**TASK DIRECTIONS**
Output each entry below as it stands, leaving out every picture.

----

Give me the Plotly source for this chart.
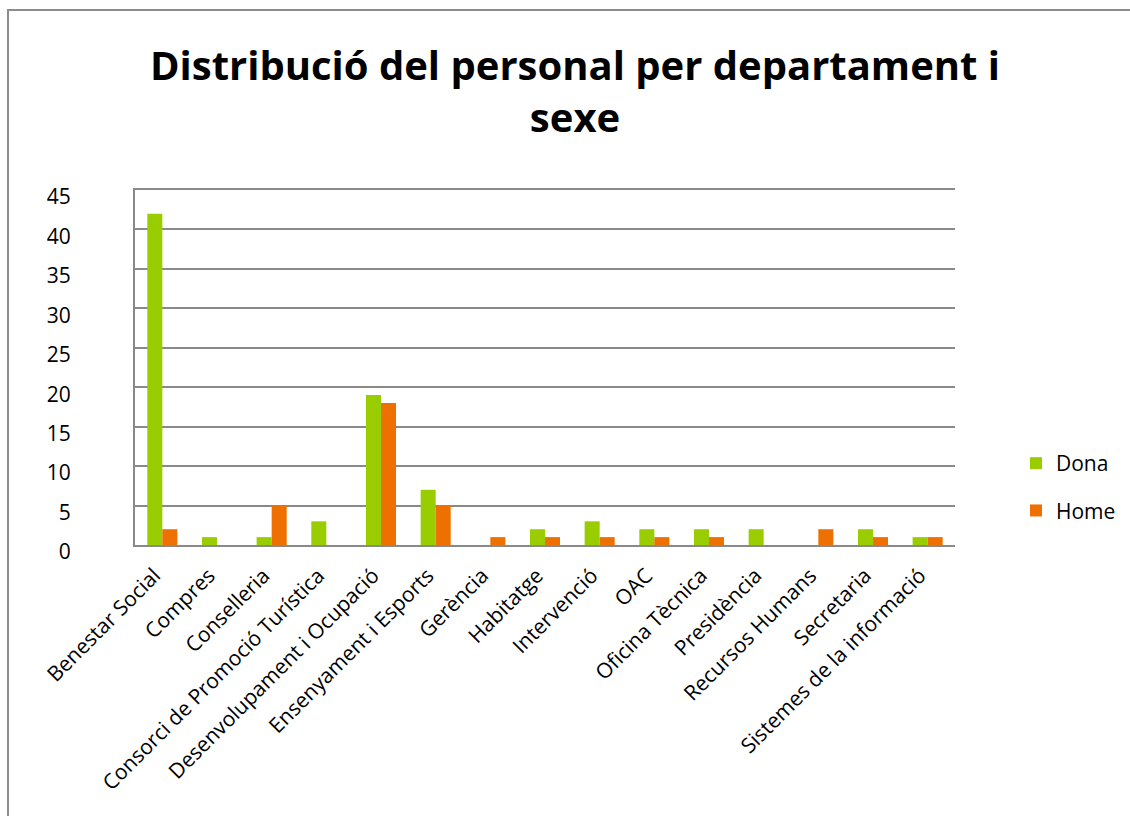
import plotly.graph_objects as go

categories = ["Benestar Social", "Compres", "Conselleria", "Consorci de Promoció Turística",
              "Desenvolupament i Ocupació", "Ensenyament i Esports", "Gerència", "Habitatge",
              "Intervenció", "OAC", "Oficina Tècnica", "Presidència", "Recursos Humans",
              "Secretaria", "Sistemes de la informació"]
dona = [42, 1, 1, 3, 19, 7, 0, 2, 3, 2, 2, 2, 0, 2, 1]
home = [2, 0, 5, 0, 18, 5, 1, 1, 1, 1, 1, 0, 2, 1, 1]
y_ticks = [0, 5, 10, 15, 20, 25, 30, 35, 40, 45]

FONT = "Open Sans"
W, H = 1130, 816
L, R, T, B = 135, 175, 190, 271

fig = go.Figure()
fig.add_trace(go.Bar(x=categories, y=dona, name="Dona", legendgroup="a",
                     marker=dict(color="#9ACD00", line=dict(width=0))))
fig.add_trace(go.Bar(x=categories, y=home, name="Home", legendgroup="b",
                     marker=dict(color="#EE7000", line=dict(width=0))))

pw = W - L - R
ph = H - T - B
def px_x(p):
    return (p - L) / pw
def px_y(p):
    return (H - B - p) / ph

fig.update_layout(
    width=W, height=H,
    margin=dict(l=L, r=R, t=T, b=B, autoexpand=False),
    paper_bgcolor="white", plot_bgcolor="white",
    barmode="group", bargap=0.45, bargroupgap=0,
    font=dict(family=FONT, color="black"),
    title=dict(text="<b>Distribució del personal per departament i<br>sexe</b>",
               x=575 / W, xanchor="center", y=1 - 80 / H, yanchor="top",
               font=dict(family=FONT, size=40, color="black")),
    xaxis=dict(tickangle=-45, tickfont=dict(size=21, family=FONT),
               showline=True, mirror=True, linecolor="#898989", linewidth=2,
               showgrid=False, ticks="", automargin=False,
               ticklabelstandoff=8, ticklabelshift=-8),
    yaxis=dict(range=[0, 45], tickvals=y_ticks, tickfont=dict(size=21, family=FONT),
               showgrid=True, gridcolor="#898989", gridwidth=2,
               showline=True, linecolor="#898989", linewidth=2,
               ticks="", ticklabelstandoff=58, ticklabelshift=7, zeroline=False,
               automargin=False),
    legend=dict(x=px_x(1016), y=px_y(443), xanchor="left", yanchor="top",
                font=dict(size=21, family=FONT), traceorder="grouped",
                itemsizing="constant", tracegroupgap=17, bgcolor="rgba(0,0,0,0)"),
    shapes=[dict(type="rect", xref="paper", yref="paper",
                 x0=px_x(8), x1=px_x(1140), y0=px_y(830), y1=px_y(10),
                 line=dict(color="#8C8C8C", width=2), fillcolor="rgba(0,0,0,0)", layer="below")],
)

fig.write_html("out.html", config={"displayModeBar": False},
               post_script="document.body.style.margin='0';")
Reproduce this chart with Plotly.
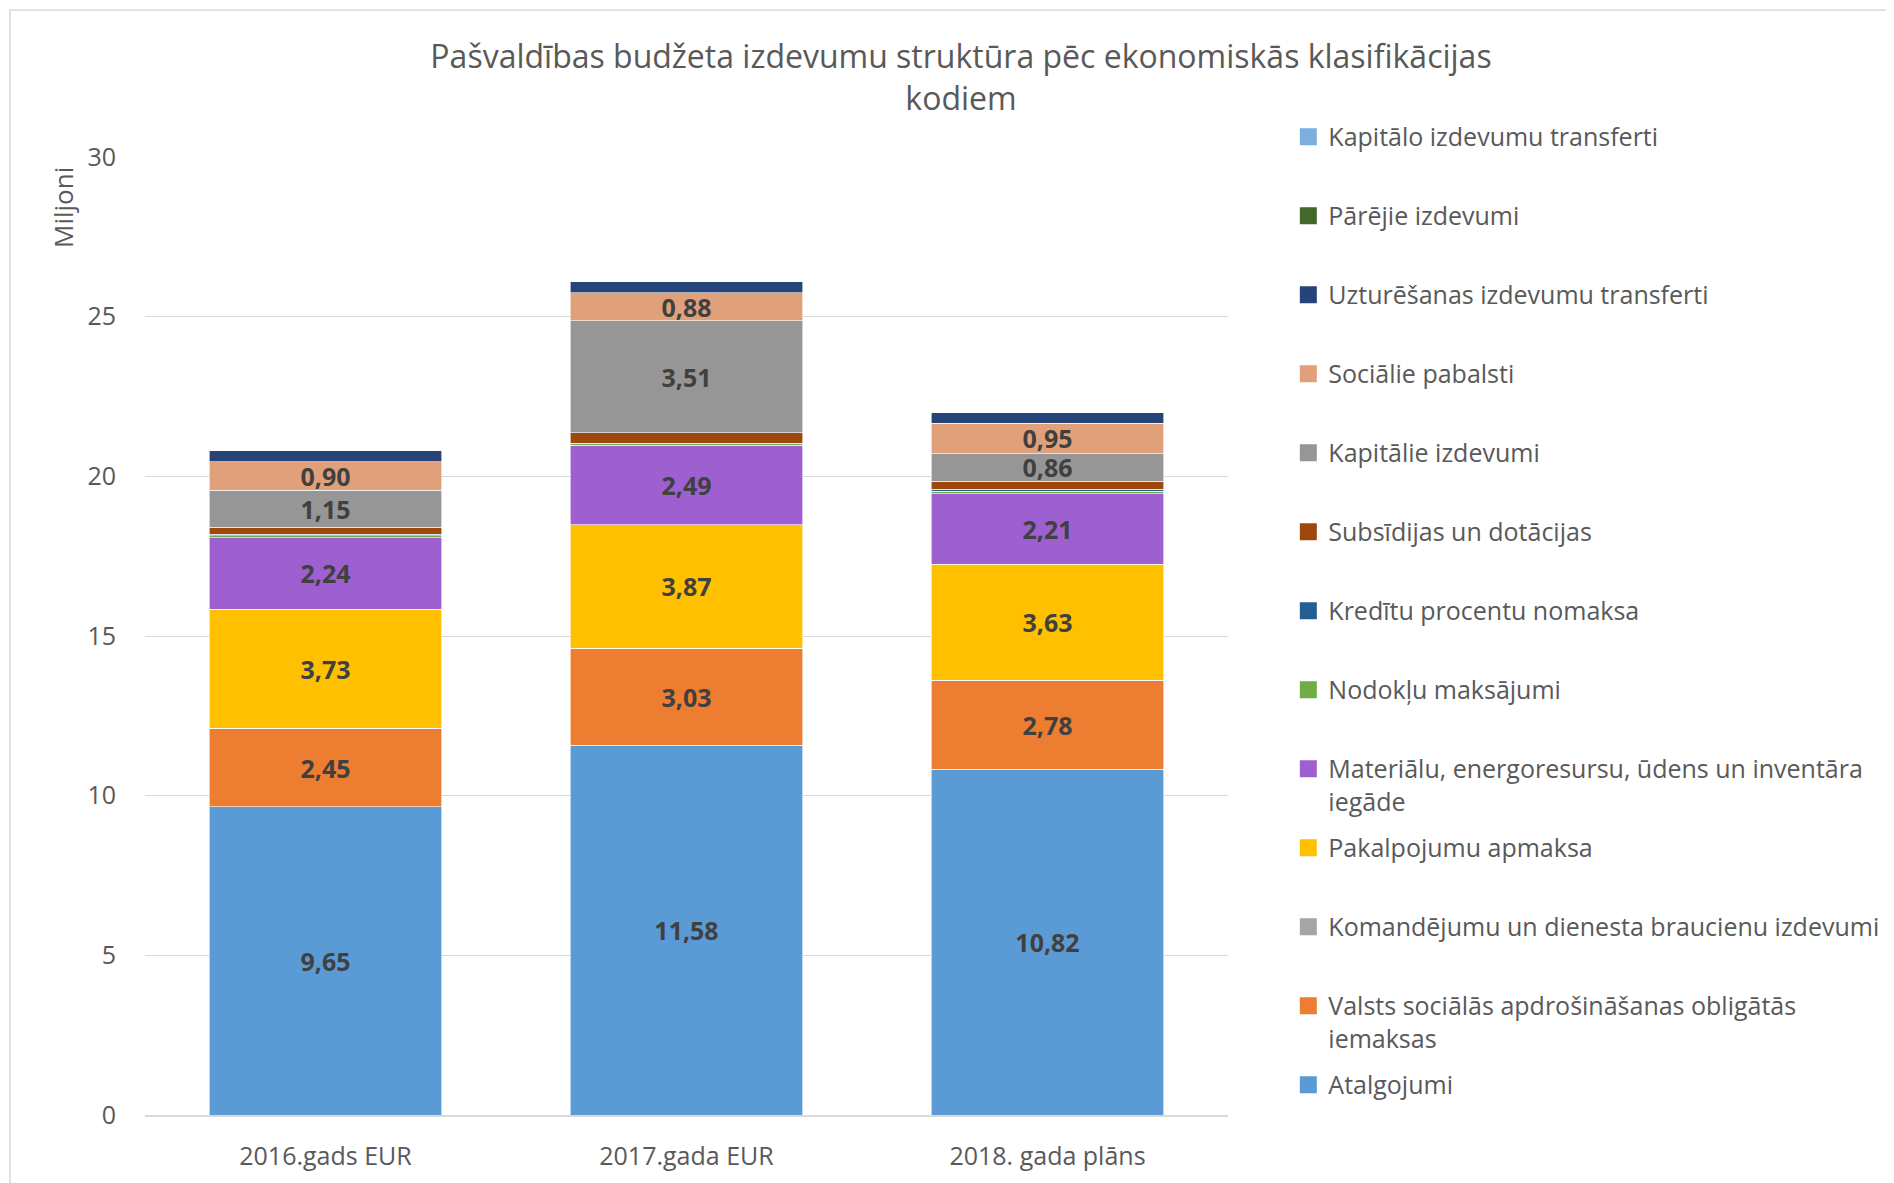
import plotly.graph_objects as go

categories = ["2016.gads EUR", "2017.gada EUR", "2018. gada plāns"]

series_names = [
    "Atalgojumi",
    "Valsts sociālās apdrošināšanas obligātās<br>iemaksas",
    "Komandējumu un dienesta braucienu izdevumi",
    "Pakalpojumu apmaksa",
    "Materiālu, energoresursu, ūdens un inventāra<br>iegāde",
    "Nodokļu maksājumi",
    "Kredītu procentu nomaksa",
    "Subsīdijas un dotācijas",
    "Kapitālie izdevumi",
    "Sociālie pabalsti",
    "Uzturēšanas izdevumu transferti",
    "Pārējie izdevumi",
    "Kapitālo izdevumu transferti",
]

atalgojumi = [9.65, 11.58, 10.82]
vsaoi = [2.45, 3.03, 2.78]
komandejumi = [0.01, 0.01, 0.01]
pakalpojumi = [3.73, 3.87, 3.63]
materiali = [2.24, 2.49, 2.21]
nodokli = [0.06, 0.04, 0.08]
kreditu_procenti = [0.05, 0.01, 0.06]
subsidijas = [0.22, 0.33, 0.26]
kapitalie = [1.15, 3.51, 0.86]
socialie = [0.90, 0.88, 0.95]
uzturesanas = [0.34, 0.35, 0.34]
parejie = [0.0, 0.0, 0.0]
kapitalo_transferti = [0.0, 0.0, 0.0]

series_values = [atalgojumi, vsaoi, komandejumi, pakalpojumi, materiali, nodokli,
                 kreditu_procenti, subsidijas, kapitalie, socialie, uzturesanas,
                 parejie, kapitalo_transferti]

colors = ["#5B9BD5", "#ED7D31", "#A5A5A5", "#FFC000", "#9E5FD0", "#70AD47",
          "#255E91", "#9E480E", "#969696", "#E0A07A", "#264478", "#43682B", "#7CAFDD"]

labeled = {0, 1, 3, 4, 8, 9}

fig = go.Figure()
for i, (name, vals, col) in enumerate(zip(series_names, series_values, colors)):
    legend_name = name if "<br>" in name else name + "<br>\u00a0"
    fig.add_trace(go.Bar(
        x=categories, y=vals, name=name.replace("<br>", " "), legendgroup=f"g{i}",
        showlegend=False,
        marker=dict(color=col, line=dict(color="white", width=0.6)),
        texttemplate="%{y:.2f}" if i in labeled else None,
        textposition="inside" if i in labeled else "none",
        insidetextanchor="middle",
        textangle=0,
        textfont=dict(family="Open Sans", size=25, color="#404040", weight="bold"),
        hoverinfo="x+y+name",
    ))
    # legend entry (square swatch like the original)
    fig.add_trace(go.Scatter(
        x=[None], y=[None], mode="markers", name=legend_name,
        legendgroup=f"g{i}", legendrank=1000 - 10 * i, showlegend=True,
        marker=dict(symbol="square", size=15, color=col, line=dict(color=col, width=2)),
        hoverinfo="skip",
    ))

L, R, T, B = 137, 674, 149, 76
PW = 1894 - L - R
PH = 1183 - T - B

fig.update_layout(
    barmode="stack",
    bargap=0.357,
    separators=", ",
    width=1894, height=1183,
    margin=dict(l=L, r=R, t=T, b=B),
    paper_bgcolor="white", plot_bgcolor="white",
    font=dict(family="Open Sans", color="#595959", size=25),
    uniformtext=dict(minsize=25, mode="show"),
    title=dict(
        text="Pašvaldības budžeta izdevumu struktūra pēc ekonomiskās klasifikācijas<br>kodiem",
        x=953 / 1894, xref="container", xanchor="center",
        y=1 - 60 / 1183, yref="container", yanchor="middle",
        font=dict(family="Open Sans", size=32, color="#595959"),
    ),
    legend=dict(
        x=1.0557, xanchor="left", y=1.045, yanchor="top",
        traceorder="grouped", tracegroupgap=11,
        valign="top", maxheight=1100, itemwidth=30,
        font=dict(family="Open Sans", size=25, color="#595959"),
        bgcolor="rgba(0,0,0,0)",
    ),
    xaxis=dict(showgrid=False, showline=True, linecolor="#D9D9D9", linewidth=2,
               ticks="", ticklabelstandoff=18),
    yaxis=dict(range=[0, 30], dtick=5, showgrid=True, gridcolor="#D9D9D9",
               gridwidth=1.3, zeroline=False, showline=False, ticks="",
               ticklabelstandoff=28),
    annotations=[dict(
        text="Miljoni", textangle=-90, xref="paper", yref="paper",
        x=(55 - L) / PW, y=(1107 - 200) / PH, showarrow=False,
        xanchor="center", yanchor="middle",
        font=dict(family="Open Sans", size=26, color="#595959"),
    )],
    shapes=[dict(
        type="rect", xref="paper", yref="paper",
        x0=(2 - L) / PW, x1=2.0, y0=-0.5, y1=(1107 - 2) / PH,
        line=dict(color="#D9D9D9", width=1.5), fillcolor="rgba(0,0,0,0)", layer="below",
    )],
)

fig.write_html("out.html")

----

**RESULT OF THE EXERCISE**
Give me the Plotly source for this chart.
import plotly.graph_objects as go

categories = ["Benestar Social", "Compres", "Conselleria", "Consorci de Promoció Turística",
              "Desenvolupament i Ocupació", "Ensenyament i Esports", "Gerència", "Habitatge",
              "Intervenció", "OAC", "Oficina Tècnica", "Presidència", "Recursos Humans",
              "Secretaria", "Sistemes de la informació"]
dona = [42, 1, 1, 3, 19, 7, 0, 2, 3, 2, 2, 2, 0, 2, 1]
home = [2, 0, 5, 0, 18, 5, 1, 1, 1, 1, 1, 0, 2, 1, 1]
y_ticks = [0, 5, 10, 15, 20, 25, 30, 35, 40, 45]

FONT = "Open Sans"
W, H = 1130, 816
L, R, T, B = 135, 175, 190, 271

fig = go.Figure()
fig.add_trace(go.Bar(x=categories, y=dona, name="Dona", legendgroup="a",
                     marker=dict(color="#9ACD00", line=dict(width=0))))
fig.add_trace(go.Bar(x=categories, y=home, name="Home", legendgroup="b",
                     marker=dict(color="#EE7000", line=dict(width=0))))

pw = W - L - R
ph = H - T - B
def px_x(p):
    return (p - L) / pw
def px_y(p):
    return (H - B - p) / ph

fig.update_layout(
    width=W, height=H,
    margin=dict(l=L, r=R, t=T, b=B, autoexpand=False),
    paper_bgcolor="white", plot_bgcolor="white",
    barmode="group", bargap=0.45, bargroupgap=0,
    font=dict(family=FONT, color="black"),
    title=dict(text="<b>Distribució del personal per departament i<br>sexe</b>",
               x=575 / W, xanchor="center", y=1 - 80 / H, yanchor="top",
               font=dict(family=FONT, size=40, color="black")),
    xaxis=dict(tickangle=-45, tickfont=dict(size=21, family=FONT),
               showline=True, mirror=True, linecolor="#898989", linewidth=2,
               showgrid=False, ticks="", automargin=False,
               ticklabelstandoff=8, ticklabelshift=-8),
    yaxis=dict(range=[0, 45], tickvals=y_ticks, tickfont=dict(size=21, family=FONT),
               showgrid=True, gridcolor="#898989", gridwidth=2,
               showline=True, linecolor="#898989", linewidth=2,
               ticks="", ticklabelstandoff=58, ticklabelshift=7, zeroline=False,
               automargin=False),
    legend=dict(x=px_x(1016), y=px_y(443), xanchor="left", yanchor="top",
                font=dict(size=21, family=FONT), traceorder="grouped",
                itemsizing="constant", tracegroupgap=17, bgcolor="rgba(0,0,0,0)"),
    shapes=[dict(type="rect", xref="paper", yref="paper",
                 x0=px_x(8), x1=px_x(1140), y0=px_y(830), y1=px_y(10),
                 line=dict(color="#8C8C8C", width=2), fillcolor="rgba(0,0,0,0)", layer="below")],
)

fig.write_html("out.html", config={"displayModeBar": False},
               post_script="document.body.style.margin='0';")
Reproduce this chart with Plotly.
import plotly.graph_objects as go

categories = ["2016.gads EUR", "2017.gada EUR", "2018. gada plāns"]

series_names = [
    "Atalgojumi",
    "Valsts sociālās apdrošināšanas obligātās<br>iemaksas",
    "Komandējumu un dienesta braucienu izdevumi",
    "Pakalpojumu apmaksa",
    "Materiālu, energoresursu, ūdens un inventāra<br>iegāde",
    "Nodokļu maksājumi",
    "Kredītu procentu nomaksa",
    "Subsīdijas un dotācijas",
    "Kapitālie izdevumi",
    "Sociālie pabalsti",
    "Uzturēšanas izdevumu transferti",
    "Pārējie izdevumi",
    "Kapitālo izdevumu transferti",
]

atalgojumi = [9.65, 11.58, 10.82]
vsaoi = [2.45, 3.03, 2.78]
komandejumi = [0.01, 0.01, 0.01]
pakalpojumi = [3.73, 3.87, 3.63]
materiali = [2.24, 2.49, 2.21]
nodokli = [0.06, 0.04, 0.08]
kreditu_procenti = [0.05, 0.01, 0.06]
subsidijas = [0.22, 0.33, 0.26]
kapitalie = [1.15, 3.51, 0.86]
socialie = [0.90, 0.88, 0.95]
uzturesanas = [0.34, 0.35, 0.34]
parejie = [0.0, 0.0, 0.0]
kapitalo_transferti = [0.0, 0.0, 0.0]

series_values = [atalgojumi, vsaoi, komandejumi, pakalpojumi, materiali, nodokli,
                 kreditu_procenti, subsidijas, kapitalie, socialie, uzturesanas,
                 parejie, kapitalo_transferti]

colors = ["#5B9BD5", "#ED7D31", "#A5A5A5", "#FFC000", "#9E5FD0", "#70AD47",
          "#255E91", "#9E480E", "#969696", "#E0A07A", "#264478", "#43682B", "#7CAFDD"]

labeled = {0, 1, 3, 4, 8, 9}

fig = go.Figure()
for i, (name, vals, col) in enumerate(zip(series_names, series_values, colors)):
    legend_name = name if "<br>" in name else name + "<br>\u00a0"
    fig.add_trace(go.Bar(
        x=categories, y=vals, name=name.replace("<br>", " "), legendgroup=f"g{i}",
        showlegend=False,
        marker=dict(color=col, line=dict(color="white", width=0.6)),
        texttemplate="%{y:.2f}" if i in labeled else None,
        textposition="inside" if i in labeled else "none",
        insidetextanchor="middle",
        textangle=0,
        textfont=dict(family="Open Sans", size=25, color="#404040", weight="bold"),
        hoverinfo="x+y+name",
    ))
    # legend entry (square swatch like the original)
    fig.add_trace(go.Scatter(
        x=[None], y=[None], mode="markers", name=legend_name,
        legendgroup=f"g{i}", legendrank=1000 - 10 * i, showlegend=True,
        marker=dict(symbol="square", size=15, color=col, line=dict(color=col, width=2)),
        hoverinfo="skip",
    ))

L, R, T, B = 137, 674, 149, 76
PW = 1894 - L - R
PH = 1183 - T - B

fig.update_layout(
    barmode="stack",
    bargap=0.357,
    separators=", ",
    width=1894, height=1183,
    margin=dict(l=L, r=R, t=T, b=B),
    paper_bgcolor="white", plot_bgcolor="white",
    font=dict(family="Open Sans", color="#595959", size=25),
    uniformtext=dict(minsize=25, mode="show"),
    title=dict(
        text="Pašvaldības budžeta izdevumu struktūra pēc ekonomiskās klasifikācijas<br>kodiem",
        x=953 / 1894, xref="container", xanchor="center",
        y=1 - 60 / 1183, yref="container", yanchor="middle",
        font=dict(family="Open Sans", size=32, color="#595959"),
    ),
    legend=dict(
        x=1.0557, xanchor="left", y=1.045, yanchor="top",
        traceorder="grouped", tracegroupgap=11,
        valign="top", maxheight=1100, itemwidth=30,
        font=dict(family="Open Sans", size=25, color="#595959"),
        bgcolor="rgba(0,0,0,0)",
    ),
    xaxis=dict(showgrid=False, showline=True, linecolor="#D9D9D9", linewidth=2,
               ticks="", ticklabelstandoff=18),
    yaxis=dict(range=[0, 30], dtick=5, showgrid=True, gridcolor="#D9D9D9",
               gridwidth=1.3, zeroline=False, showline=False, ticks="",
               ticklabelstandoff=28),
    annotations=[dict(
        text="Miljoni", textangle=-90, xref="paper", yref="paper",
        x=(55 - L) / PW, y=(1107 - 200) / PH, showarrow=False,
        xanchor="center", yanchor="middle",
        font=dict(family="Open Sans", size=26, color="#595959"),
    )],
    shapes=[dict(
        type="rect", xref="paper", yref="paper",
        x0=(2 - L) / PW, x1=2.0, y0=-0.5, y1=(1107 - 2) / PH,
        line=dict(color="#D9D9D9", width=1.5), fillcolor="rgba(0,0,0,0)", layer="below",
    )],
)

fig.write_html("out.html")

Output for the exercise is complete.